The 296 GTB’s cockpit was developed around the new concept of an entirely digital interface which Ferrari first debuted on the SF90 Stradale. This interior layout draws on the latter’s stylistic coherence for its forms. While with the SF90 Stradale the designers wanted to highlight the presence of the advanced technology and underscore a clear break with the past, in the case of the 296 GTB, the idea was to clothe that technology in a sophisticated way. The result is a pure, minimalistic connotation characterised by a powerful elegance that, on an aesthetic level, perfectly mirrors the design of the exterior.

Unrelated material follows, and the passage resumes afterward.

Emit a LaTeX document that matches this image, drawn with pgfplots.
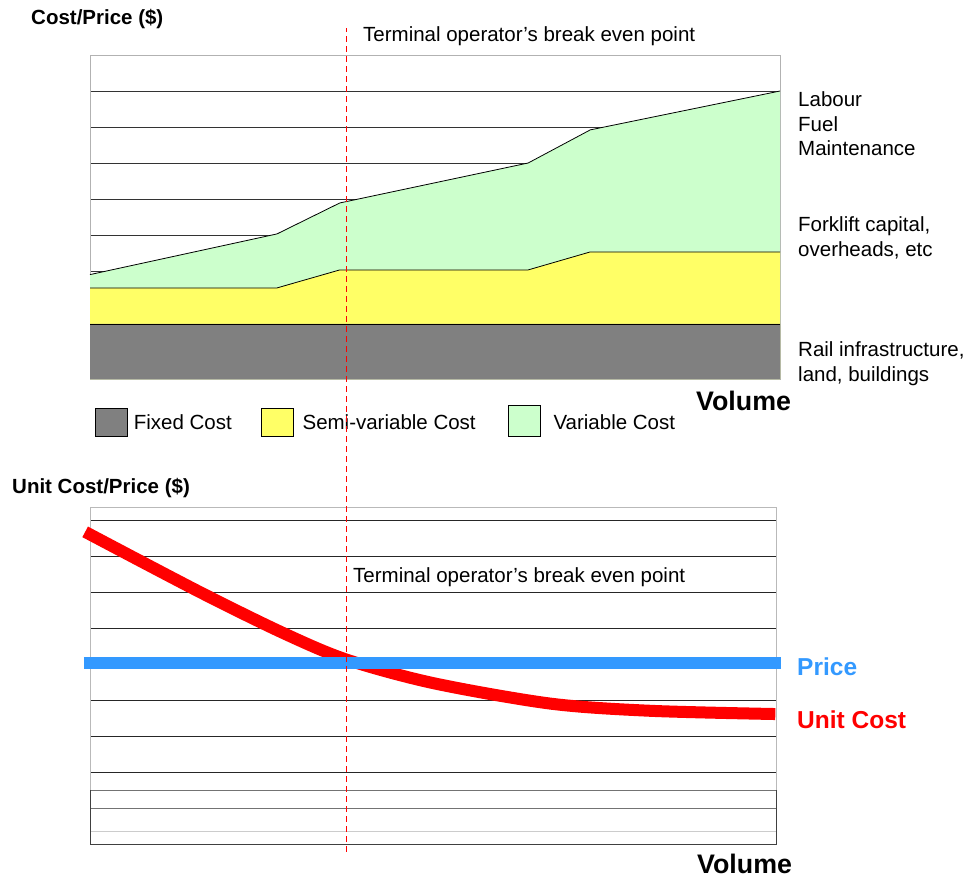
\documentclass[border=0pt]{standalone}
\usepackage{pgfplots}
\pgfplotsset{compat=1.18}
\usepackage{fontspec}
\setmainfont{Liberation Sans}
\definecolor{fixedgray}{HTML}{808080}
\definecolor{semiyellow}{HTML}{FFFF66}
\definecolor{vargreen}{HTML}{CCFFCC}
\definecolor{priceblue}{HTML}{3399FF}
\definecolor{costred}{HTML}{FF0000}
\newcommand{\reg}{\fontsize{20.5}{24.5}\selectfont}
\newcommand{\boldlab}{\fontsize{20.5}{24.5}\selectfont\bfseries}
\newcommand{\bigb}{\fontsize{24.5}{29}\selectfont\bfseries}
\newcommand{\volb}{\fontsize{26.8}{31}\selectfont\bfseries}
\begin{document}
\begin{tikzpicture}
\path[use as bounding box] (0pt,0pt) rectangle (967pt,-877pt);
% ---------------- top chart ----------------
\begin{axis}[
  name=top, at={(90pt,-379pt)}, anchor=south west,
  scale only axis, width=690pt, height=324pt,
  xmin=0, xmax=10, ymin=0, ymax=9,
  xtick=\empty, ytick={0,...,9}, yticklabels={},
  major tick length=0pt,
  ymajorgrids, grid style={black!80, line width=0.8pt},
  axis line style={gray!60, line width=1pt},
  clip=false,
  legend columns=3,
  legend style={draw=none, fill=none, inner sep=0pt, outer sep=0pt,
    at={(0.00725,-0.0802)}, anchor=north west,
    nodes={inner sep=0pt, font=\reg},
    /tikz/column 1/.style={column sep=6pt},
    /tikz/column 2/.style={column sep=29pt},
    /tikz/column 3/.style={column sep=9pt},
    /tikz/column 4/.style={column sep=32pt},
    /tikz/column 5/.style={column sep=13pt}},
  legend cell align=left,
]
% variable cost (top of stack)
\addplot[draw=none, fill=vargreen, forget plot] coordinates
  {(0,0) (0,2.9) (2.71,4.03) (3.62,4.89) (6.35,6.0) (7.25,6.92) (10,8.0) (10,0)} \closedcycle;
\addplot[black, line width=0.8pt, forget plot] coordinates
  {(0,2.9) (2.71,4.03) (3.62,4.89) (6.35,6.0) (7.25,6.92) (10,8.0)};
% semi-variable cost
\addplot[draw=none, fill=semiyellow, forget plot] coordinates
  {(0,0) (0,2.53) (2.71,2.53) (3.62,3.03) (6.35,3.03) (7.25,3.53) (10,3.53) (10,0)} \closedcycle;
\addplot[black, line width=0.8pt, forget plot] coordinates
  {(0,2.53) (2.71,2.53) (3.62,3.03) (6.35,3.03) (7.25,3.53) (10,3.53)};
% fixed cost
\addplot[draw=none, fill=fixedgray, forget plot] coordinates
  {(0,0) (0,1.53) (10,1.53) (10,0)} \closedcycle;
\addplot[black, line width=0.8pt, forget plot] coordinates {(0,1.53) (10,1.53)};
% legend
\addlegendimage{legend image code/.code={\draw[black, line width=0.8pt, fill=fixedgray] (0pt,-14pt) rectangle (32pt,14pt);}}
\addlegendentry{Fixed Cost}
\addlegendimage{legend image code/.code={\draw[black, line width=0.8pt, fill=semiyellow] (0pt,-14pt) rectangle (32pt,14pt);}}
\addlegendentry{Semi-variable Cost}
\addlegendimage{legend image code/.code={\draw[black, line width=0.8pt, fill=vargreen] (0pt,-14pt) rectangle (32pt,17pt);}}
\addlegendentry{Variable Cost}
\end{axis}
\node[anchor=base west, font=\boldlab, inner sep=0pt] at (31pt,-25pt) {Cost/Price (\$)};
\node[anchor=base west, font=\reg, inner sep=0pt] at (363pt,-42pt) {Terminal operator’s break even point};
\node[anchor=base west, font=\reg, inner sep=0pt] at (798pt,-107pt) {Labour};
\node[anchor=base west, font=\reg, inner sep=0pt] at (798pt,-131.5pt) {Fuel};
\node[anchor=base west, font=\reg, inner sep=0pt] at (798pt,-156pt) {Maintenance};
\node[anchor=base west, font=\reg, inner sep=0pt] at (798pt,-232pt) {Forklift capital,};
\node[anchor=base west, font=\reg, inner sep=0pt] at (798pt,-256.5pt) {overheads, etc};
\node[anchor=base west, font=\reg, inner sep=0pt] at (798pt,-357pt) {Rail infrastructure,};
\node[anchor=base west, font=\reg, inner sep=0pt] at (798pt,-381.5pt) {land, buildings};
\node[anchor=base west, font=\volb, inner sep=0pt] at (696pt,-410pt) {Volume};
% ---------------- bottom chart ----------------
\begin{axis}[
  name=bottom, at={(90pt,-844pt)}, anchor=south west,
  scale only axis, width=686pt, height=336pt,
  xmin=0, xmax=9.94, ymin=0, ymax=9.333,
  xtick=\empty, ytick={2,...,9}, yticklabels={},
  extra y ticks={1,1.5}, extra y tick labels={},
  extra y tick style={major grid style={gray!110, line width=0.8pt}},
  major tick length=0pt,
  ymajorgrids, grid style={black!85, line width=0.8pt},
  axis line style={gray!55, line width=1pt},
  clip=false,
]
\draw[gray!40, line width=1pt] (axis cs:0,0.36) -- (axis cs:9.94,0.36);
\draw[black!75, line width=1pt] (axis cs:0,1.5) -- (axis cs:0,0) -- (axis cs:9.94,0) -- (axis cs:9.94,1.5);
\addplot[costred, line width=12pt, smooth] coordinates
  {(-0.07,8.67) (1.59,7.0) (2.80,5.86) (3.72,5.12) (4.97,4.47) (6.67,3.90) (8.12,3.70) (9.93,3.61)};
\addplot[priceblue, line width=11.7pt] coordinates {(-0.087,5.03) (10.01,5.03)};
\draw[costred, line width=1.4pt, dash pattern=on 6pt off 4pt] (axis cs:3.72,-0.22) -- (axis cs:3.72,22.67);
\end{axis}
\node[anchor=base west, font=\boldlab, inner sep=0pt] at (12pt,-493pt) {Unit Cost/Price (\$)};
\node[anchor=base west, font=\reg, inner sep=0pt] at (353pt,-582pt) {Terminal operator’s break even point};
\node[anchor=base west, font=\bigb, text=priceblue, inner sep=0pt] at (797pt,-675pt) {Price};
\node[anchor=base west, font=\bigb, text=costred, inner sep=0pt] at (797pt,-728pt) {Unit Cost};
\node[anchor=base west, font=\volb, inner sep=0pt] at (697pt,-873pt) {Volume};
\end{tikzpicture}
\end{document}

The 296 GTB’s cabin raises the concept of the formal purity of the functional elements to new heights. From a formal perspective, when the engine is off, the onboard instruments go black, enhancing the minimalist look of the cabin. Exclusive Italian leather trim to the seats and trim is further enhanced by the noble technical materials used on the functional components.

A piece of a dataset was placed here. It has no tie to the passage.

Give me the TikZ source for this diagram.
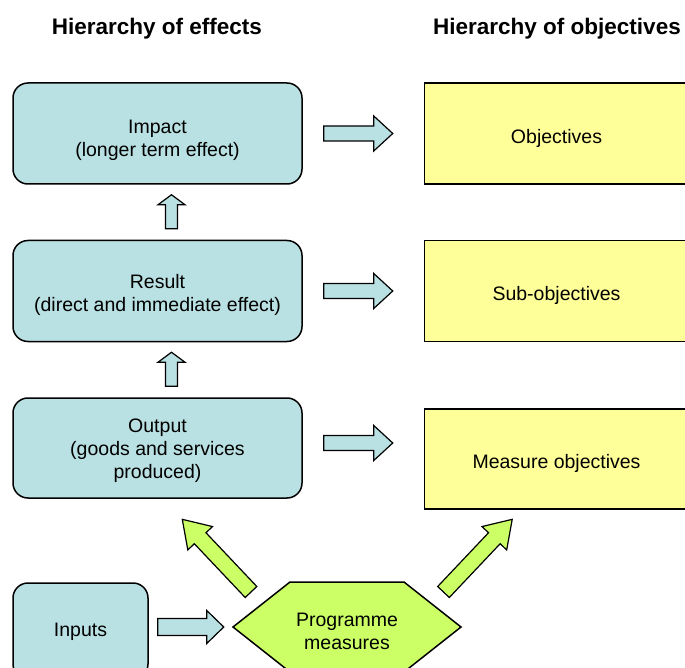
\documentclass[tikz,border=0pt]{standalone}
\usepackage{fontspec}
\setmainfont{Liberation Sans}
\usetikzlibrary{positioning}
\usetikzlibrary{calc}
\definecolor{effectblue}{RGB}{185,224,226}
\definecolor{objyellow}{RGB}{255,255,153}
\definecolor{measgreen}{RGB}{204,255,102}
\newcommand{\topstrut}[1]{\rule{0pt}{#1}}
\begin{document}
\begin{tikzpicture}[x=1pt,y=-1pt]
			\tikzset{effect/.style = {shape=rectangle, rounded corners=15pt, draw, line width=1.5pt, fill=effectblue, minimum width=289pt, minimum height=101pt, align=center, inner sep=0pt, font=\fontsize{19.5}{23}\selectfont},
				objective/.style = {shape=rectangle, draw, line width=1.5pt, fill=objyellow, minimum width=264pt, minimum height=101pt, align=center, inner sep=0pt, font=\fontsize{19.5}{23}\selectfont},
				heading/.style = {font=\fontsize{22.5}{26}\selectfont\bfseries, inner sep=0pt},
				bluearrow/.style = {draw, line width=1.2pt, fill=effectblue},
				greenarrow/.style = {draw, line width=1.2pt, fill=measgreen},
				pics/fatarrow/.style args={#1/#2/#3/#4}{code={
						\draw[pic actions] (0,-#2) -- (#1-#4,-#2) -- (#1-#4,-#3) -- (#1,0) -- (#1-#4,#3) -- (#1-#4,#2) -- (0,#2) -- cycle;
				}}}
			\clip (0,0) rectangle (685,668);
			\useasboundingbox (0,0) rectangle (685,668);
			% headings
			\node[heading] (effectstitle) at (157,29) {Hierarchy of effects};
			\node[heading] (objtitle) at (557,29) {Hierarchy of objectives};
			% hierarchy of effects
			\node[effect] (impact) at (157.5,133.5) {\topstrut{28pt}Impact\\(longer term effect)};
			\node[effect, below=55pt of impact] (result) {\topstrut{22pt}Result\\(direct and immediate effect)};
			\node[effect, below=55pt of result, minimum height=100pt] (output) {\topstrut{20pt}Output\\(goods and services\\produced)};
			\node[effect, minimum width=135pt, minimum height=96pt] (inputs) at (80.5,631) {\topstrut{15pt}Inputs};
			% hierarchy of objectives
			\node[objective, right=121pt of impact] (objectives) {\topstrut{24pt}Objectives};
			\node[objective, right=121pt of result] (subobjectives) {\topstrut{24pt}Sub-objectives};
			\node[objective, right=121pt of output, yshift=-11pt, minimum height=100pt] (measureobj) {\topstrut{24pt}Measure objectives};
			% programme measures
			\coordinate (hexcentre) at (347,627);
			\draw[line width=1.5pt, fill=measgreen] ($(hexcentre)+(-114,0)$) -- ++(57,-45) -- ++(114,0) -- ++(57,45) -- ++(-57,45) -- ++(-114,0) -- cycle;
			\node[font=\fontsize{19.5}{23}\selectfont, align=center, inner sep=0pt] (measures) at ($(hexcentre)+(0,4)$) {Programme\\measures};
			% block arrows
			\pic[bluearrow] at ($(impact.east)+(21,0)$) {fatarrow=69/7.5/17.5/19};
			\pic[bluearrow] at ($(result.east)+(21,0)$) {fatarrow=69/7.5/17.5/19};
			\pic[bluearrow] at ($(output.east)+(21,-5)$) {fatarrow=69/7.5/17.5/19};
			\pic[bluearrow, rotate=90] at ($(result.north)+(14,-11)$) {fatarrow=34/6/13.5/10};
			\pic[bluearrow, rotate=90] at ($(output.north)+(14,-11)$) {fatarrow=34/6/13.5/10};
			\pic[bluearrow] at ($(inputs.east)+(9,-4)$) {fatarrow=66/8.5/16.5/17};
			\pic[greenarrow, rotate=133.4] at ($(hexcentre)+(-96,-35)$) {fatarrow=100/8/17/26};
			\pic[greenarrow, rotate=46.6] at ($(hexcentre)+(96.5,-35)$) {fatarrow=100/8/17/26};
\end{tikzpicture}
\end{document}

Once the Start Engine button is pressed, all of the components gradually spring to life and the 296 GTB reveals its technological glory in the form of an exceptionally modern, ergonomic and completely digital interface. The main instrument cluster is set into a deep cleft carved out of the dashboard trim, itself characterised by a deliberately clean, taut surface. From this styling solution emerges the steering wheel and the instrument cluster supported by two visible structural supports, which taper seamlessly into the dashboard. Completing the picture are two side satellites, each with its own capacitive touch area, and an air vent. The passenger side is very minimalistic with the standard passenger-side display, allowing them to live the driving experience very much as a participant, almost a co-driver.